What Could a North Korean Electromagnetic Pulse Attack Do to the United States?

What Could a North Korean Electromagnetic Pulse Attack Do to the United States?
This photo taken on February 12, 2017 and released on February 13 by North Korea's official Korean Central News Agency (KCNA) shows the launch of a surface-to-surface medium long-range ballistic missile Pukguksong-2 at an undisclosed location. (STR/AFP/Getty Images)
NTD Television
9/9/2017
Updated:
9/9/2017

North Korea has started to threaten the United States not just with a nuclear strike, but with a potentially devastating electromagnetic pulse (EMP) attack.
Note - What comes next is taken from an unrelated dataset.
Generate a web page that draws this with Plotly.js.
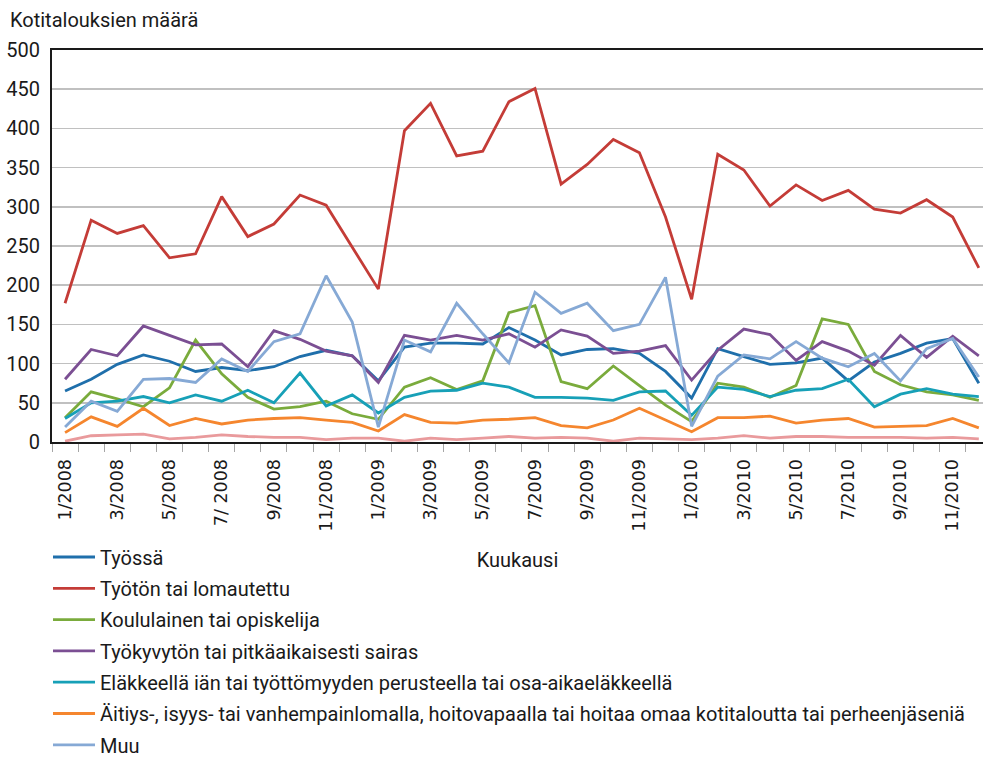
<!DOCTYPE html>
<html>
<head>
<meta charset="utf-8">
<script src="https://cdn.plot.ly/plotly-3.0.1.min.js"></script>
<style>html,body{margin:0;padding:0;background:#fff;}#chart{width:983px;height:757px;}</style>
</head>
<body>
<div id="chart"></div>
<script>
const months = [
  "1/2008","2/2008","3/2008","4/2008","5/2008","6/2008","7/ 2008","8/2008","9/2008","10/2008","11/2008","12/2008",
  "1/2009","2/2009","3/2009","4/2009","5/2009","6/2009","7/2009","8/2009","9/2009","10/2009","11/2009","12/2009",
  "1/2010","2/2010","3/2010","4/2010","5/2010","6/2010","7/2010","8/2010","9/2010","10/2010","11/2010","12/2010"
];
const tyossa = [65,80,99,111,103,90,95,91,96,109,117,110, 78,121,126,126,125,146,130,111,118,119,113,90, 56,119,109,99,101,107,78,102,113,126,132,75];
const tyoton = [177,283,266,276,235,240,313,262,278,315,302,249, 195,397,432,365,371,434,451,329,354,386,369,287, 182,367,347,301,328,308,321,297,292,309,287,222];
const koululainen = [31,64,55,45,69,130,87,57,42,45,52,36, 29,70,82,67,78,165,174,77,68,97,72,47, 26,75,70,57,72,157,150,90,73,64,60,53];
const tyokyvyton = [80,118,110,148,136,124,125,96,142,131,116,110, 76,136,130,136,130,138,121,143,135,113,116,123, 79,117,144,137,104,128,116,98,136,108,135,110];
const elakkeella = [30,50,52,58,50,60,52,66,50,88,46,60, 37,57,65,66,75,70,57,57,56,53,64,65, 34,70,67,58,66,68,80,45,61,68,61,58];
const aitiys = [12,32,20,43,21,30,23,28,30,31,28,25, 14,35,25,24,28,29,31,21,18,28,43,28, 13,31,31,33,24,28,30,19,20,21,30,18];
const muu = [19,52,39,80,81,76,106,90,128,138,212,153, 19,130,115,177,138,101,191,164,177,142,150,210, 20,84,111,106,128,107,96,113,78,119,132,83];
const muuNimeamaton = [1,8,9,10,4,6,9,7,6,6,3,5, 5,1,5,3,5,7,5,6,5,1,5,4, 3,5,8,5,7,7,6,6,6,5,6,4];

const seriesNames = [
  "Työssä",
  "Työtön tai lomautettu",
  "Koululainen tai opiskelija",
  "Työkyvytön tai pitkäaikaisesti sairas",
  "Eläkkeellä iän tai työttömyyden perusteella tai osa-aikaeläkkeellä",
  "Äitiys-, isyys- tai vanhempainlomalla, hoitovapaalla tai hoitaa omaa kotitaloutta tai perheenjäseniä",
  "Muu"
];
const seriesValues = [tyossa, tyoton, koululainen, tyokyvyton, elakkeella, aitiys, muu];
const seriesColors = ["#1f6fab","#c43c37","#7aab3c","#7b4f93","#17a0b7","#f5862e","#86a9d5"];

const xIdx = months.map((m, i) => i);
const FONT = "Roboto, 'Open Sans', sans-serif";

const traces = [];
traces.push({
  x: xIdx, y: muuNimeamaton, type: "scatter", mode: "lines",
  line: {color: "#e99a9c", width: 2.8}, showlegend: false, hoverinfo: "skip"
});
seriesNames.forEach((name, i) => {
  traces.push({
    x: xIdx, y: seriesValues[i], type: "scatter", mode: "lines", name: name,
    legendgroup: "g" + i,
    line: {color: seriesColors[i], width: 2.8}
  });
});

const evenIdx = xIdx.filter(i => i % 2 === 0);

const layout = {
  width: 983, height: 757,
  paper_bgcolor: "#ffffff", plot_bgcolor: "#ffffff",
  margin: {l: 52, r: 0, t: 50, b: 315, pad: 0, autoexpand: false},
  font: {family: FONT, color: "#1a1a1a", size: 20},
  title: {
    text: "Kotitalouksien määrä",
    x: 10 / 983, xref: "container", xanchor: "left",
    y: 1 - 20 / 757, yref: "container", yanchor: "middle",
    font: {family: FONT, size: 20, color: "#1a1a1a"}
  },
  xaxis: {
    range: [-0.5, 35.16],
    tickmode: "array",
    tickvals: evenIdx,
    ticktext: evenIdx.map(i => months[i]),
    tickangle: -90,
    tickfont: {family: "'DejaVu Sans', sans-serif", size: 17.5, color: "#1a1a1a"},
    ticks: "outside", ticklen: 8, tickcolor: "rgba(0,0,0,0)", tickwidth: 1,
    minor: {tick0: -0.5, dtick: 1, ticks: "outside", ticklen: 8, tickcolor: "#a6a6a6", tickwidth: 1, showgrid: false},
    showgrid: false, zeroline: false,
    showline: true, linecolor: "#1a1a1a", linewidth: 2, mirror: true,
    title: {text: "Kuukausi", font: {family: FONT, size: 20, color: "#1a1a1a"}, standoff: 22}
  },
  yaxis: {
    range: [0, 500], dtick: 50, tick0: 0,
    showgrid: true, gridcolor: "#c0c0c0", gridwidth: 1.5,
    zeroline: false,
    showline: true, linecolor: "#1a1a1a", linewidth: 2,
    ticks: "", ticklabelstandoff: 6,
    tickfont: {family: FONT, size: 20, color: "#1a1a1a"}
  },
  showlegend: true,
  legend: {
    orientation: "v",
    xref: "container", yref: "container",
    x: 48 / 983, xanchor: "left",
    y: 1 - 537.5 / 757, yanchor: "top",
    font: {family: FONT, size: 20, color: "#1a1a1a"},
    itemwidth: 42, tracegroupgap: 2.3,
    bgcolor: "rgba(0,0,0,0)", borderwidth: 0,
    traceorder: "grouped"
  },
  hovermode: false
};

Plotly.newPlot("chart", traces, layout, {displayModeBar: false, staticPlot: true});
</script>
</body>
</html>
In its sixth nuclear test on Sept. 10, North Korea claimed it detonated a hydrogen bomb. This H-bomb, according to a statement issued by the regime, “is a multi-functional thermonuclear nuke with great destructive power which can be detonated even at high altitudes for super-powerful EMP (electromagnetic pulse) attack according to strategic goals,” reported AP.

What makes an EMP attack so dangerous is that it can be extremely deadly, but in a different way from a direct strike. An EMP attack is when a nuclear explosion occurs above the atmosphere creating a sudden powerful electromagnetic pulse that can destroy or disrupt electronics and power transmission.

“The result would be a months-long loss of the electrical grid, transportation, computers and communication systems, causing a rapid breakdown of our transportation, food, water and healthcare delivery systems,” according to an article by electrical engineer John Moore in PJ Media. Moore predicts this would result in tens of millions of deaths in the United States during the long months it would take to restore systems.
William Graham, Chair of the Commission to Assess the Threat to the United States from EMP Attack, wrote in 38 North, a journal of the U.S.-Korea Institute at Johns Hopkins, that North Korea missiles do not have to be very precise in order to launch a devastating EMP attack.

“An EMP attack does not require an accurate guidance system because the area of effect, having a radius of hundreds or thousands of kilometers, is so large. No re-entry vehicle is needed because the warhead is detonated at high-altitude, above the atmosphere. Missile reliability matters little because only one missile has to work to make an EMP attack.”

Graham says North Korea could even launch a short-range missile or balloon from a freighter or submarine to make a slightly smaller attack. “Even a balloon-lofted warhead detonated at 30 kilometers [18.6 miles] altitude could blackout the Eastern Grid that supports most of the population and generates 75 percent of U.S. electricity,” he wrote.

The last time EMP attacks were taken very seriously was in the early 1960s when the Soviet Union and the United States both tested the effects of such attacks.

Both Graham and Moore warn that the United States is highly vulnerable to such an attack. The word “catastrophic” comes up frequently.

“With few exceptions, the U.S. national electric grid is unhardened and untested against nuclear EMP attack. In the event of a nuclear EMP attack on the United States, a widespread protracted blackout is inevitable,” wrote Graham. He wrote that because of the complex interdependencies of the country’s military and civilian infrastructure systems, “EMP upset and damage of a very small fraction of the total system can cause total system failure.”

Graham ends his article, penned last June, with the same warning the EMP Commission issued in 2004, “the damage level could be sufficient to be catastrophic to the Nation, and our current vulnerability invites attack.”